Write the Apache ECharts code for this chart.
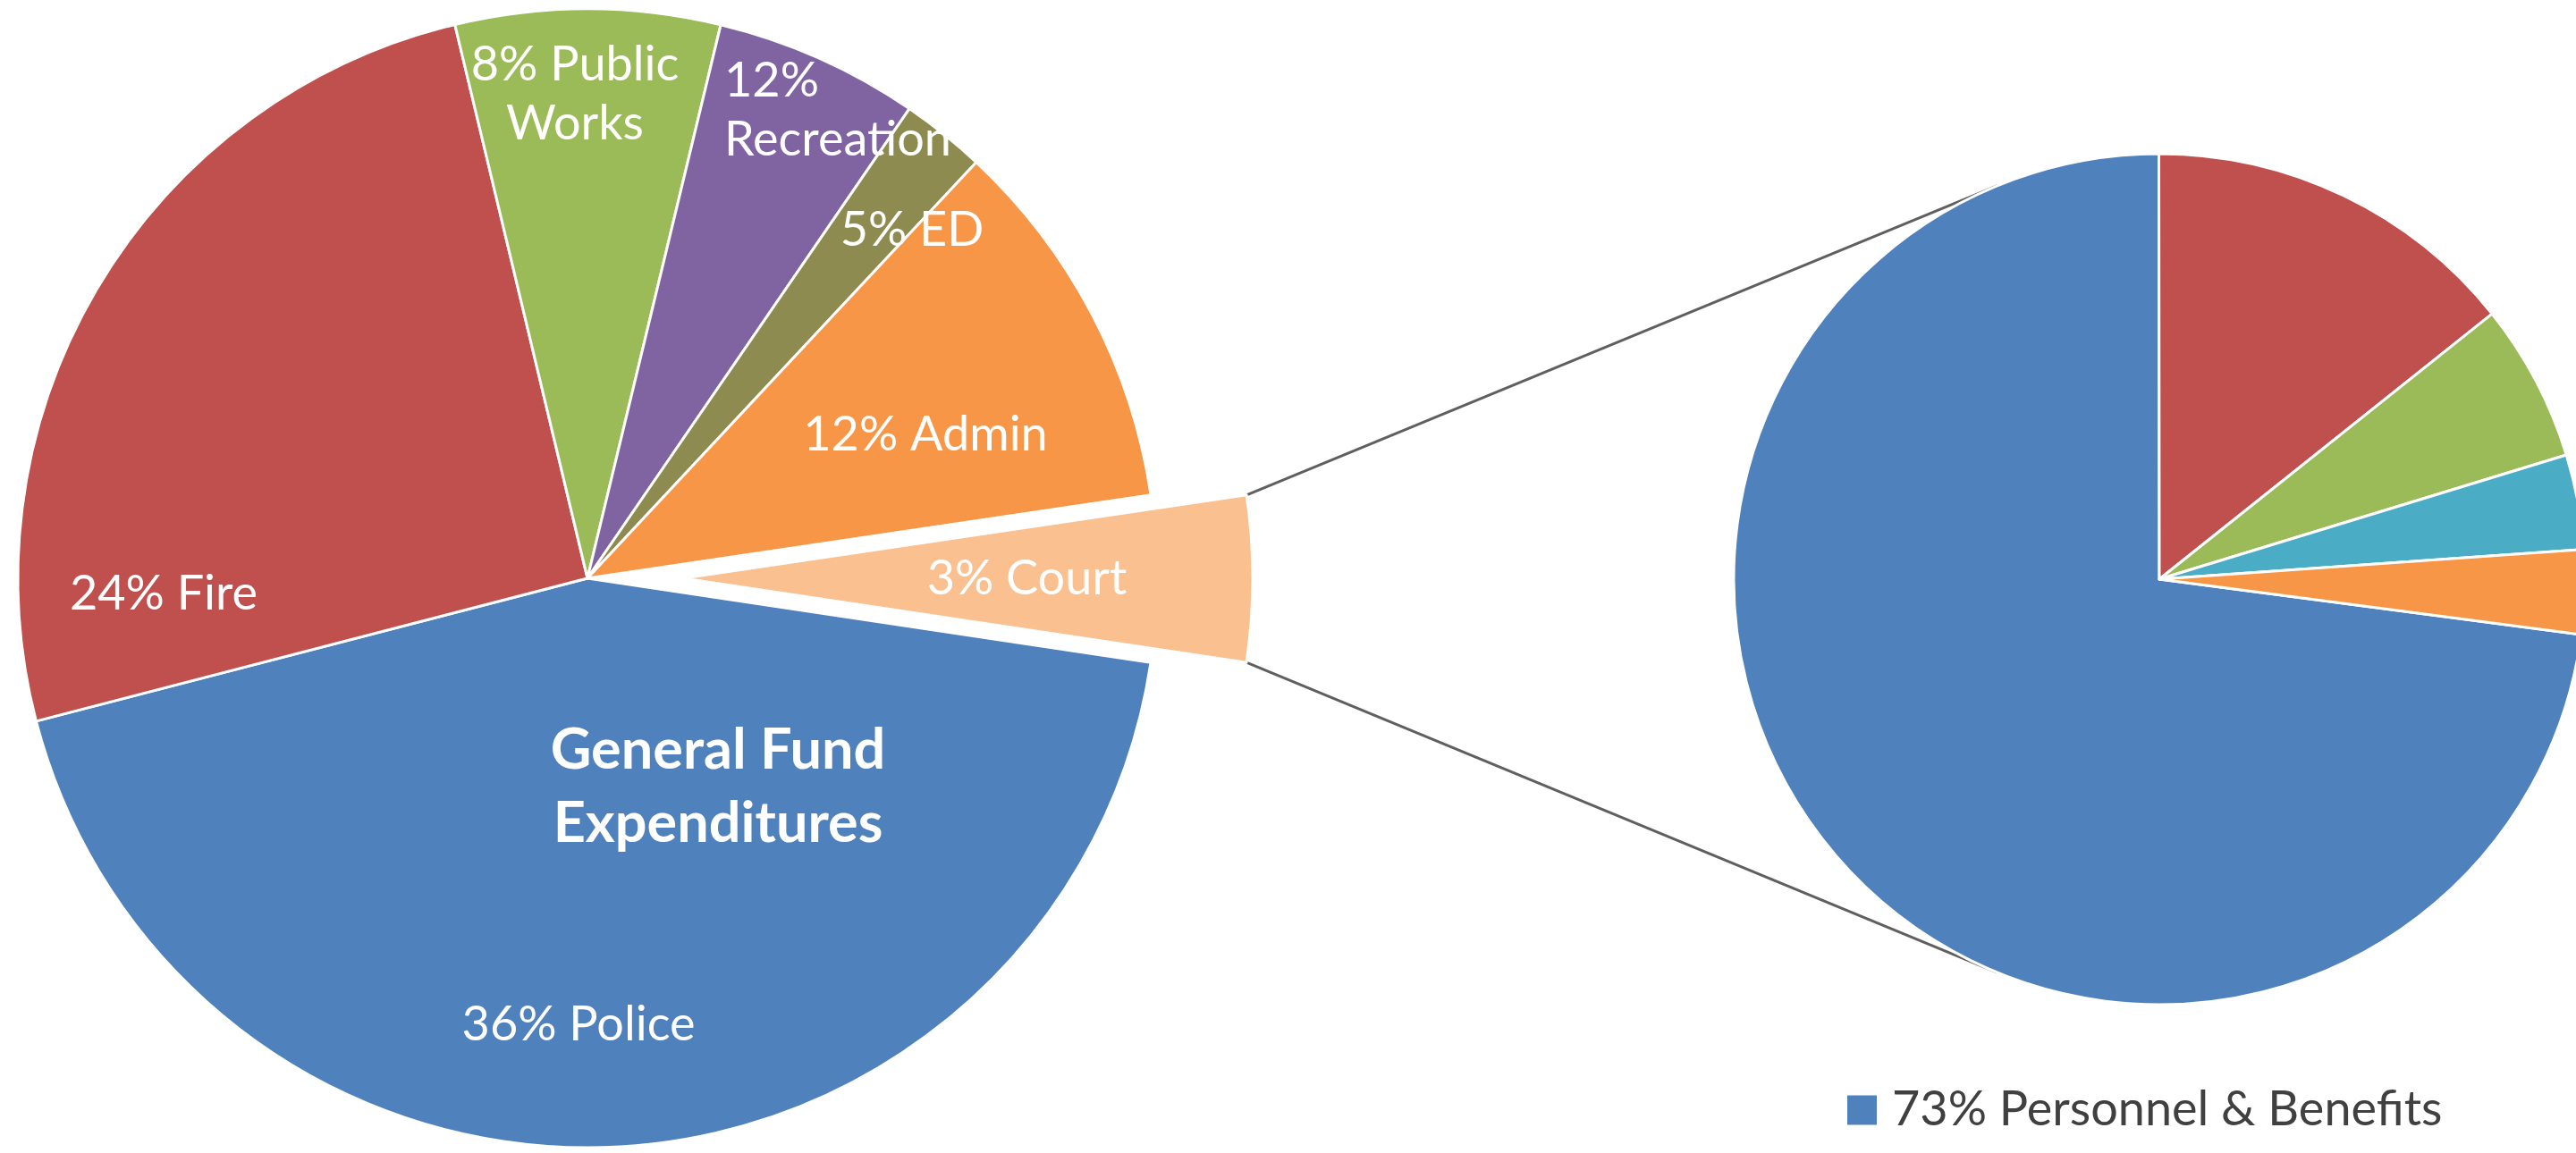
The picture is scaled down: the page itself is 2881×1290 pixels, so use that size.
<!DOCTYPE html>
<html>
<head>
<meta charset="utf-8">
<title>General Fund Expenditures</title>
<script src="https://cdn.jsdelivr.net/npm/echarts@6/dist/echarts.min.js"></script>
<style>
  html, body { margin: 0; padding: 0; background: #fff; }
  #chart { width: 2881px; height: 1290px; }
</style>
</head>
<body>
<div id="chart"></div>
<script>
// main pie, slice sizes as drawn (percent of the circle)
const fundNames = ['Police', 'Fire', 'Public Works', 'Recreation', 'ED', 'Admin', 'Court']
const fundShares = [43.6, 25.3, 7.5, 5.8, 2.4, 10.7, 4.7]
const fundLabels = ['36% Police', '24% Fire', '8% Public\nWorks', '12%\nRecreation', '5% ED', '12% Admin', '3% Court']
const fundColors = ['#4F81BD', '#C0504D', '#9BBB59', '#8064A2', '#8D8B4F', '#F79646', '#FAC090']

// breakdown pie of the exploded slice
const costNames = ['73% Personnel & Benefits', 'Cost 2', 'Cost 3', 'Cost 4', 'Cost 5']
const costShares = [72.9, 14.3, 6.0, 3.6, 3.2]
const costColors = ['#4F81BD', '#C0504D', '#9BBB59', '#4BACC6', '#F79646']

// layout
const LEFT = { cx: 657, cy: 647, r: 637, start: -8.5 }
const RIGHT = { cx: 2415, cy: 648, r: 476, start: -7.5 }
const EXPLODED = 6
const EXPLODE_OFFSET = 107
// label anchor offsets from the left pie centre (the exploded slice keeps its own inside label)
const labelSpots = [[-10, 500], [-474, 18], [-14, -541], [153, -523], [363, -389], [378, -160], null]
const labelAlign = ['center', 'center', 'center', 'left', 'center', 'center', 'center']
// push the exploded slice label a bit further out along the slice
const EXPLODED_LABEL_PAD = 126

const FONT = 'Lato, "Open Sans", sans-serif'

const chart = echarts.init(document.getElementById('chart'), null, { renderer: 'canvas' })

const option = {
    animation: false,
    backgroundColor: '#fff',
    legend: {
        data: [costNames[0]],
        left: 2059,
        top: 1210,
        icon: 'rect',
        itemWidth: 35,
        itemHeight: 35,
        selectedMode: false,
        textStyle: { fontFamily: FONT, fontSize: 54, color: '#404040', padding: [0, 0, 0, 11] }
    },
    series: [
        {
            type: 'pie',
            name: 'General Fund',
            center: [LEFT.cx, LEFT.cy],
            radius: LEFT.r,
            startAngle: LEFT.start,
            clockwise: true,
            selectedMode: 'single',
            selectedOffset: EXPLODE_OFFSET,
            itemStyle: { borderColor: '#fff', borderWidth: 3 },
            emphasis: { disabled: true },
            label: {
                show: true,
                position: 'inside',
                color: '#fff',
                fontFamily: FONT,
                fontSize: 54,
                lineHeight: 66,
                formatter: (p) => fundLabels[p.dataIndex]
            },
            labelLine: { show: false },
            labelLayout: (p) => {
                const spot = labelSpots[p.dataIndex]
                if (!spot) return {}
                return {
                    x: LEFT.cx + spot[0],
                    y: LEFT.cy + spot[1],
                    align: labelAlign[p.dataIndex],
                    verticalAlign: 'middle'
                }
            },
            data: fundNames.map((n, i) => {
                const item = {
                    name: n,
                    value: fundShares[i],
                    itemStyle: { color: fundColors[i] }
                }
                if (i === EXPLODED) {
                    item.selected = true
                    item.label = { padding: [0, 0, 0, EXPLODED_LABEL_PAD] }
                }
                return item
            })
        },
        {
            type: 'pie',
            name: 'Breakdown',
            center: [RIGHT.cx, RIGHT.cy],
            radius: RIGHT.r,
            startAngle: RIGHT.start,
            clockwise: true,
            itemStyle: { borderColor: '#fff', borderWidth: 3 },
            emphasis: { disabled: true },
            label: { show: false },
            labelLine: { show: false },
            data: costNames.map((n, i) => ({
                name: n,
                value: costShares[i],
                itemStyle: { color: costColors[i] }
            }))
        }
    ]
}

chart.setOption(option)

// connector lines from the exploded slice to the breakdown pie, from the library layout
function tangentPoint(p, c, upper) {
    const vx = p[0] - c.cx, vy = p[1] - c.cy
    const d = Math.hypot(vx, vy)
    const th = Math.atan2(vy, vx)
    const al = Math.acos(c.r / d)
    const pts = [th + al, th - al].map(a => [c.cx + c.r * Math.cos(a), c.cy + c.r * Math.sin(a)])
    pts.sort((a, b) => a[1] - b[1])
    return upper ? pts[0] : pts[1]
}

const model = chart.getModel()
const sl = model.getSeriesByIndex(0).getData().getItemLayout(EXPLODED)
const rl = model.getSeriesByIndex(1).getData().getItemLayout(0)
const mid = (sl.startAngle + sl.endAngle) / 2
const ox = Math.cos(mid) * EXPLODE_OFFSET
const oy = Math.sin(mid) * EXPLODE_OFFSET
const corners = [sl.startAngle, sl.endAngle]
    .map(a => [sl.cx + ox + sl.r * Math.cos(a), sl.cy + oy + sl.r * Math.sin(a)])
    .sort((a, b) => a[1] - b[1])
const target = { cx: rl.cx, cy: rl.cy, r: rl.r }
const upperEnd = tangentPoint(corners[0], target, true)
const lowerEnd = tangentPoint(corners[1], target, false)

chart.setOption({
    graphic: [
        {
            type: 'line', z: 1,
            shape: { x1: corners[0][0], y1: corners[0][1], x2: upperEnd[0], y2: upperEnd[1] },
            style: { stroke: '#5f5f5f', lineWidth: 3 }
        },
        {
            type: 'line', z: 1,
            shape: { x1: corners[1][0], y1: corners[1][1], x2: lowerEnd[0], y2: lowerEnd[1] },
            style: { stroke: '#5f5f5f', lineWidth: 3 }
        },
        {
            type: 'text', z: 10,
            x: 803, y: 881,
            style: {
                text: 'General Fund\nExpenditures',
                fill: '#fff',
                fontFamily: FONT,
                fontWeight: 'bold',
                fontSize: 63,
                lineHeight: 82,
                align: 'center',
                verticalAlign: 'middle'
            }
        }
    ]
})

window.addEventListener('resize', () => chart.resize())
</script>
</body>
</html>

..............................

* Request: Quote all the lines above exactly as given. Do not include the pictures.

* Solution:
Write the Apache ECharts code for this chart.
The picture is scaled down: the page itself is 2881×1290 pixels, so use that size.
<!DOCTYPE html>
<html>
<head>
<meta charset="utf-8">
<title>General Fund Expenditures</title>
<script src="https://cdn.jsdelivr.net/npm/echarts@6/dist/echarts.min.js"></script>
<style>
  html, body { margin: 0; padding: 0; background: #fff; }
  #chart { width: 2881px; height: 1290px; }
</style>
</head>
<body>
<div id="chart"></div>
<script>
// main pie, slice sizes as drawn (percent of the circle)
const fundNames = ['Police', 'Fire', 'Public Works', 'Recreation', 'ED', 'Admin', 'Court']
const fundShares = [43.6, 25.3, 7.5, 5.8, 2.4, 10.7, 4.7]
const fundLabels = ['36% Police', '24% Fire', '8% Public\nWorks', '12%\nRecreation', '5% ED', '12% Admin', '3% Court']
const fundColors = ['#4F81BD', '#C0504D', '#9BBB59', '#8064A2', '#8D8B4F', '#F79646', '#FAC090']

// breakdown pie of the exploded slice
const costNames = ['73% Personnel & Benefits', 'Cost 2', 'Cost 3', 'Cost 4', 'Cost 5']
const costShares = [72.9, 14.3, 6.0, 3.6, 3.2]
const costColors = ['#4F81BD', '#C0504D', '#9BBB59', '#4BACC6', '#F79646']

// layout
const LEFT = { cx: 657, cy: 647, r: 637, start: -8.5 }
const RIGHT = { cx: 2415, cy: 648, r: 476, start: -7.5 }
const EXPLODED = 6
const EXPLODE_OFFSET = 107
// label anchor offsets from the left pie centre (the exploded slice keeps its own inside label)
const labelSpots = [[-10, 500], [-474, 18], [-14, -541], [153, -523], [363, -389], [378, -160], null]
const labelAlign = ['center', 'center', 'center', 'left', 'center', 'center', 'center']
// push the exploded slice label a bit further out along the slice
const EXPLODED_LABEL_PAD = 126

const FONT = 'Lato, "Open Sans", sans-serif'

const chart = echarts.init(document.getElementById('chart'), null, { renderer: 'canvas' })

const option = {
    animation: false,
    backgroundColor: '#fff',
    legend: {
        data: [costNames[0]],
        left: 2059,
        top: 1210,
        icon: 'rect',
        itemWidth: 35,
        itemHeight: 35,
        selectedMode: false,
        textStyle: { fontFamily: FONT, fontSize: 54, color: '#404040', padding: [0, 0, 0, 11] }
    },
    series: [
        {
            type: 'pie',
            name: 'General Fund',
            center: [LEFT.cx, LEFT.cy],
            radius: LEFT.r,
            startAngle: LEFT.start,
            clockwise: true,
            selectedMode: 'single',
            selectedOffset: EXPLODE_OFFSET,
            itemStyle: { borderColor: '#fff', borderWidth: 3 },
            emphasis: { disabled: true },
            label: {
                show: true,
                position: 'inside',
                color: '#fff',
                fontFamily: FONT,
                fontSize: 54,
                lineHeight: 66,
                formatter: (p) => fundLabels[p.dataIndex]
            },
            labelLine: { show: false },
            labelLayout: (p) => {
                const spot = labelSpots[p.dataIndex]
                if (!spot) return {}
                return {
                    x: LEFT.cx + spot[0],
                    y: LEFT.cy + spot[1],
                    align: labelAlign[p.dataIndex],
                    verticalAlign: 'middle'
                }
            },
            data: fundNames.map((n, i) => {
                const item = {
                    name: n,
                    value: fundShares[i],
                    itemStyle: { color: fundColors[i] }
                }
                if (i === EXPLODED) {
                    item.selected = true
                    item.label = { padding: [0, 0, 0, EXPLODED_LABEL_PAD] }
                }
                return item
            })
        },
        {
            type: 'pie',
            name: 'Breakdown',
            center: [RIGHT.cx, RIGHT.cy],
            radius: RIGHT.r,
            startAngle: RIGHT.start,
            clockwise: true,
            itemStyle: { borderColor: '#fff', borderWidth: 3 },
            emphasis: { disabled: true },
            label: { show: false },
            labelLine: { show: false },
            data: costNames.map((n, i) => ({
                name: n,
                value: costShares[i],
                itemStyle: { color: costColors[i] }
            }))
        }
    ]
}

chart.setOption(option)

// connector lines from the exploded slice to the breakdown pie, from the library layout
function tangentPoint(p, c, upper) {
    const vx = p[0] - c.cx, vy = p[1] - c.cy
    const d = Math.hypot(vx, vy)
    const th = Math.atan2(vy, vx)
    const al = Math.acos(c.r / d)
    const pts = [th + al, th - al].map(a => [c.cx + c.r * Math.cos(a), c.cy + c.r * Math.sin(a)])
    pts.sort((a, b) => a[1] - b[1])
    return upper ? pts[0] : pts[1]
}

const model = chart.getModel()
const sl = model.getSeriesByIndex(0).getData().getItemLayout(EXPLODED)
const rl = model.getSeriesByIndex(1).getData().getItemLayout(0)
const mid = (sl.startAngle + sl.endAngle) / 2
const ox = Math.cos(mid) * EXPLODE_OFFSET
const oy = Math.sin(mid) * EXPLODE_OFFSET
const corners = [sl.startAngle, sl.endAngle]
    .map(a => [sl.cx + ox + sl.r * Math.cos(a), sl.cy + oy + sl.r * Math.sin(a)])
    .sort((a, b) => a[1] - b[1])
const target = { cx: rl.cx, cy: rl.cy, r: rl.r }
const upperEnd = tangentPoint(corners[0], target, true)
const lowerEnd = tangentPoint(corners[1], target, false)

chart.setOption({
    graphic: [
        {
            type: 'line', z: 1,
            shape: { x1: corners[0][0], y1: corners[0][1], x2: upperEnd[0], y2: upperEnd[1] },
            style: { stroke: '#5f5f5f', lineWidth: 3 }
        },
        {
            type: 'line', z: 1,
            shape: { x1: corners[1][0], y1: corners[1][1], x2: lowerEnd[0], y2: lowerEnd[1] },
            style: { stroke: '#5f5f5f', lineWidth: 3 }
        },
        {
            type: 'text', z: 10,
            x: 803, y: 881,
            style: {
                text: 'General Fund\nExpenditures',
                fill: '#fff',
                fontFamily: FONT,
                fontWeight: 'bold',
                fontSize: 63,
                lineHeight: 82,
                align: 'center',
                verticalAlign: 'middle'
            }
        }
    ]
})

window.addEventListener('resize', () => chart.resize())
</script>
</body>
</html>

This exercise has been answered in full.